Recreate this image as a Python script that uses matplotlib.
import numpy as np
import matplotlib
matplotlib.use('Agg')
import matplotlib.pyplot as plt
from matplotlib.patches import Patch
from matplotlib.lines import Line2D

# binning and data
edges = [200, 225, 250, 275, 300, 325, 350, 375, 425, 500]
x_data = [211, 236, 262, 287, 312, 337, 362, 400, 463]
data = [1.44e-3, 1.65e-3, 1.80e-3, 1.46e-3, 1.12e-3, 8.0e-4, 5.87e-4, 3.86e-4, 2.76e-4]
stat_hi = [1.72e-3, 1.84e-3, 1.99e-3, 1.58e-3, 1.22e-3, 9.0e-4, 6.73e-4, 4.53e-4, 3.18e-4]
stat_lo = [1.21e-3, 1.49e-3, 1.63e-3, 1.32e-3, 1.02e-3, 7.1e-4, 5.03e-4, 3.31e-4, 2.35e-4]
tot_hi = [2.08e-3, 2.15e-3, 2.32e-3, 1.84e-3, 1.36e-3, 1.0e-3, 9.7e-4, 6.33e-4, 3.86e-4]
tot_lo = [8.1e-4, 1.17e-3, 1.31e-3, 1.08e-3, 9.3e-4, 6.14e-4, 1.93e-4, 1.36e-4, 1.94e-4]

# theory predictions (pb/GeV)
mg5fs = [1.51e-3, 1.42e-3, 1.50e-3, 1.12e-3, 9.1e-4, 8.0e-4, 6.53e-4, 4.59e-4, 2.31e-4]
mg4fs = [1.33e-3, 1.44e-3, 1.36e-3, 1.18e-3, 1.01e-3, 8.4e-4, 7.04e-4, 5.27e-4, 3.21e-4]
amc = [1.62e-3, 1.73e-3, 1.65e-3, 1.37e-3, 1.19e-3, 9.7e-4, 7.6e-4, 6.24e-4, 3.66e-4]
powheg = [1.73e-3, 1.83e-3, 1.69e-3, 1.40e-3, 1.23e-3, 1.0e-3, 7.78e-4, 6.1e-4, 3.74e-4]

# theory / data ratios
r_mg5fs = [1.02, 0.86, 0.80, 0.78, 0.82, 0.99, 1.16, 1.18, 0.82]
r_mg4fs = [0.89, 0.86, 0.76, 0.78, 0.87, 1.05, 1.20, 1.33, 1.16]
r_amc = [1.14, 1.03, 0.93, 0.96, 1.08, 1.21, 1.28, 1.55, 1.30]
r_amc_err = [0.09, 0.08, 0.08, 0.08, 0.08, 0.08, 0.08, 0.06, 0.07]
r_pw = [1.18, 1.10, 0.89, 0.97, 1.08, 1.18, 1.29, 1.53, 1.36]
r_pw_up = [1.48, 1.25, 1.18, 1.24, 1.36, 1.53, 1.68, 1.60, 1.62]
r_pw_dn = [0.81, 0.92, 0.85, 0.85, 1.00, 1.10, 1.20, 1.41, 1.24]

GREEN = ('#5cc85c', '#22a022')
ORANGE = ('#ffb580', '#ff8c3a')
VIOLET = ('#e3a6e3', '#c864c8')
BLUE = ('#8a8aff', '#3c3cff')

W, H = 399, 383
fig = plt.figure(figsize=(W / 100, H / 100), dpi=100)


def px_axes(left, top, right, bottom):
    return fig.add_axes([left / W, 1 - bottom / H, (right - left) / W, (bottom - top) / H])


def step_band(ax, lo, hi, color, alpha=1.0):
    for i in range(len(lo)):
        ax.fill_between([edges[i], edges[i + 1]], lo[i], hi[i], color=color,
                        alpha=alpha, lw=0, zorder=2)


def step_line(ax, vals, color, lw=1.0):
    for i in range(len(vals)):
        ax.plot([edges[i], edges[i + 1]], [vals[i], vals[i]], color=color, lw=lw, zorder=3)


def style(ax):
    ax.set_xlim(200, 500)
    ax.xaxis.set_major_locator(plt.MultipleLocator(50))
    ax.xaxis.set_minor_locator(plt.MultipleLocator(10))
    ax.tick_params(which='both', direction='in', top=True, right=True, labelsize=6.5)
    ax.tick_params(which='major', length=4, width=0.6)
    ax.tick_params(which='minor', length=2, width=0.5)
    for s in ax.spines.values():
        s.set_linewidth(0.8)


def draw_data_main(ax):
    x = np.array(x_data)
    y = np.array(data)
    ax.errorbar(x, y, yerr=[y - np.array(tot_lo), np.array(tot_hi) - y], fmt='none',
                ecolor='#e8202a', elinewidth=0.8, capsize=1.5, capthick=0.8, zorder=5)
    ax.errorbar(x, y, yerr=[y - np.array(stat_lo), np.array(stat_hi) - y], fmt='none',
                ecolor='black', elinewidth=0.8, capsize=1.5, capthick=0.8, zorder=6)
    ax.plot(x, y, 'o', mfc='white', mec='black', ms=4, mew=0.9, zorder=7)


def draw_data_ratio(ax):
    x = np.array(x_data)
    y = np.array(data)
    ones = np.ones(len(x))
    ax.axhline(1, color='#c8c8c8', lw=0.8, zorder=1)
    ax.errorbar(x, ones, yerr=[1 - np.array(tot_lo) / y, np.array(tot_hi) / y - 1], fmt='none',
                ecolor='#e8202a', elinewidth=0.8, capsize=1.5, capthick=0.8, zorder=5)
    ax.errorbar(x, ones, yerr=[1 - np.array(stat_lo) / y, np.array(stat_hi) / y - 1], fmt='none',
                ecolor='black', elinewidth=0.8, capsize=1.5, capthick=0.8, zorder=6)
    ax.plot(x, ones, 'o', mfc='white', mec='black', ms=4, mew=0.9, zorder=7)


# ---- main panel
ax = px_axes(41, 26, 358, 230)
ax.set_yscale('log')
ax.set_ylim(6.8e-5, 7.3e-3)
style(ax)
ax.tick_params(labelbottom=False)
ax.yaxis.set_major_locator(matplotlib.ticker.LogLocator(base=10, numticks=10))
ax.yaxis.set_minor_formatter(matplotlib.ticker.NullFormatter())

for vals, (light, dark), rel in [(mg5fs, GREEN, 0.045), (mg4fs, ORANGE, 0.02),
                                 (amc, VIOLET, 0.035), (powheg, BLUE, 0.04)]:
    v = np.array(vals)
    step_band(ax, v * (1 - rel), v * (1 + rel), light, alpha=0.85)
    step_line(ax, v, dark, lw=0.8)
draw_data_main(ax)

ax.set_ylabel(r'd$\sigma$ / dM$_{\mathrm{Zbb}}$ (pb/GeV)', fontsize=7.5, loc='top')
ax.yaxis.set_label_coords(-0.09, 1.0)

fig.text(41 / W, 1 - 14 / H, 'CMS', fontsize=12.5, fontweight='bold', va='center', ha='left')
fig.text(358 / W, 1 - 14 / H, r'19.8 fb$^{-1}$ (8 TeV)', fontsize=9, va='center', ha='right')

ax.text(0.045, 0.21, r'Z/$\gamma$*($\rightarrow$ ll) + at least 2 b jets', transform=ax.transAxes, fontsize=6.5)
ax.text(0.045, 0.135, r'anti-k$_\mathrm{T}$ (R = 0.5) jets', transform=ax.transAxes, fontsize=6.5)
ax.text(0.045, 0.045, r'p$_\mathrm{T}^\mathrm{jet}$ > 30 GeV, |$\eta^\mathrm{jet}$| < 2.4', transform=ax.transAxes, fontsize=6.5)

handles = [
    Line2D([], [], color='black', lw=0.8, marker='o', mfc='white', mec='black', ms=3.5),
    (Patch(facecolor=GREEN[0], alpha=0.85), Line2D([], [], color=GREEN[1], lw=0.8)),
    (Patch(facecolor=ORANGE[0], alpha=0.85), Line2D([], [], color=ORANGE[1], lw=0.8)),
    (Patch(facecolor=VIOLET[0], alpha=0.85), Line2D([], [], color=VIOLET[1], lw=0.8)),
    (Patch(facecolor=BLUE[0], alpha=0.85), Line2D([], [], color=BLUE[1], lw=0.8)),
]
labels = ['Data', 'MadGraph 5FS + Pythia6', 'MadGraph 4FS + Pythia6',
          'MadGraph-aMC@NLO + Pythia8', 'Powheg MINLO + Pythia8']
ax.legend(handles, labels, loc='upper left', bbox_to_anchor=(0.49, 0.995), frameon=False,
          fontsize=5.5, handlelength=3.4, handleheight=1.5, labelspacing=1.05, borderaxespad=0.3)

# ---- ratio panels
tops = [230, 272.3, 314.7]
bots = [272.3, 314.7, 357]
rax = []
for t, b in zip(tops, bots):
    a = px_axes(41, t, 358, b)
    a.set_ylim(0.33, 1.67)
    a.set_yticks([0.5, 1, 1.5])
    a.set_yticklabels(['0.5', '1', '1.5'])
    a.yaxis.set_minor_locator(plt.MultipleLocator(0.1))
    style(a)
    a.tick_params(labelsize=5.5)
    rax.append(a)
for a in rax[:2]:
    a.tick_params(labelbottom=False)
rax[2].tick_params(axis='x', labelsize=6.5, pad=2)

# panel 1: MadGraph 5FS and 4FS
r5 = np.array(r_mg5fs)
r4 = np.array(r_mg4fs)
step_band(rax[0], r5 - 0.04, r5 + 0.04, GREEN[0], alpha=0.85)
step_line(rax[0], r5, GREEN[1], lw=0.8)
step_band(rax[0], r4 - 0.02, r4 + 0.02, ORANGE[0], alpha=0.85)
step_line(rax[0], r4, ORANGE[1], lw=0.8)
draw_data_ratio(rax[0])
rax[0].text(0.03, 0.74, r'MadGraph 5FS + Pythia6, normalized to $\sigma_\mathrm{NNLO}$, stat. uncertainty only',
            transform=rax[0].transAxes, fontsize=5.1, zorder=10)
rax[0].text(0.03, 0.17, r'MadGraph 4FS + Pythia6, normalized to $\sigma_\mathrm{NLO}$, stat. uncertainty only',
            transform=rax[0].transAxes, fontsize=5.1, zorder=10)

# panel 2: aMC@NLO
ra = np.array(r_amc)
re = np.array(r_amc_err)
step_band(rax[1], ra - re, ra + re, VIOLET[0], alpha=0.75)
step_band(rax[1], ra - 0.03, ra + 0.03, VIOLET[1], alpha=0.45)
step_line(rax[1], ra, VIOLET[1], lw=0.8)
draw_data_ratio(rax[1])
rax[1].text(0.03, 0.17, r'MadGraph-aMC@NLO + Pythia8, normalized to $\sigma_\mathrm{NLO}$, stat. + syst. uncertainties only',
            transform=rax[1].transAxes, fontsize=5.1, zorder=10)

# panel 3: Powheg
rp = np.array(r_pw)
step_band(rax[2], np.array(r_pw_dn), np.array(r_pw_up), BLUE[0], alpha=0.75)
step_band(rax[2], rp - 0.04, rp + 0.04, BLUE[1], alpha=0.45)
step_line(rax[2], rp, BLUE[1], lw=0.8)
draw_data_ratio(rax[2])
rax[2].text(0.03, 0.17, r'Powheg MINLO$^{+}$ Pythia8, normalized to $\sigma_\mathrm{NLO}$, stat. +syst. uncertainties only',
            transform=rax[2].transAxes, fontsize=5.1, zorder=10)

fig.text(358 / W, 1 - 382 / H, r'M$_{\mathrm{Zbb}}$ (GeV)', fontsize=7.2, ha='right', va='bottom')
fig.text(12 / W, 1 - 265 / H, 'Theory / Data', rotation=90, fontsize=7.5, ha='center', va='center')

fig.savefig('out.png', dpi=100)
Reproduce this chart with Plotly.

━━━━━━━━━━━━━━━━

• Exercise requirements
Exactly as they stand, please print the lines from the first line of the records above down to the line that includes "from matplotlib.lines import Line2D", both of those included and no others.

• Exercise response
Recreate this image as a Python script that uses matplotlib.
import numpy as np
import matplotlib
matplotlib.use('Agg')
import matplotlib.pyplot as plt
from matplotlib.patches import Patch
from matplotlib.lines import Line2D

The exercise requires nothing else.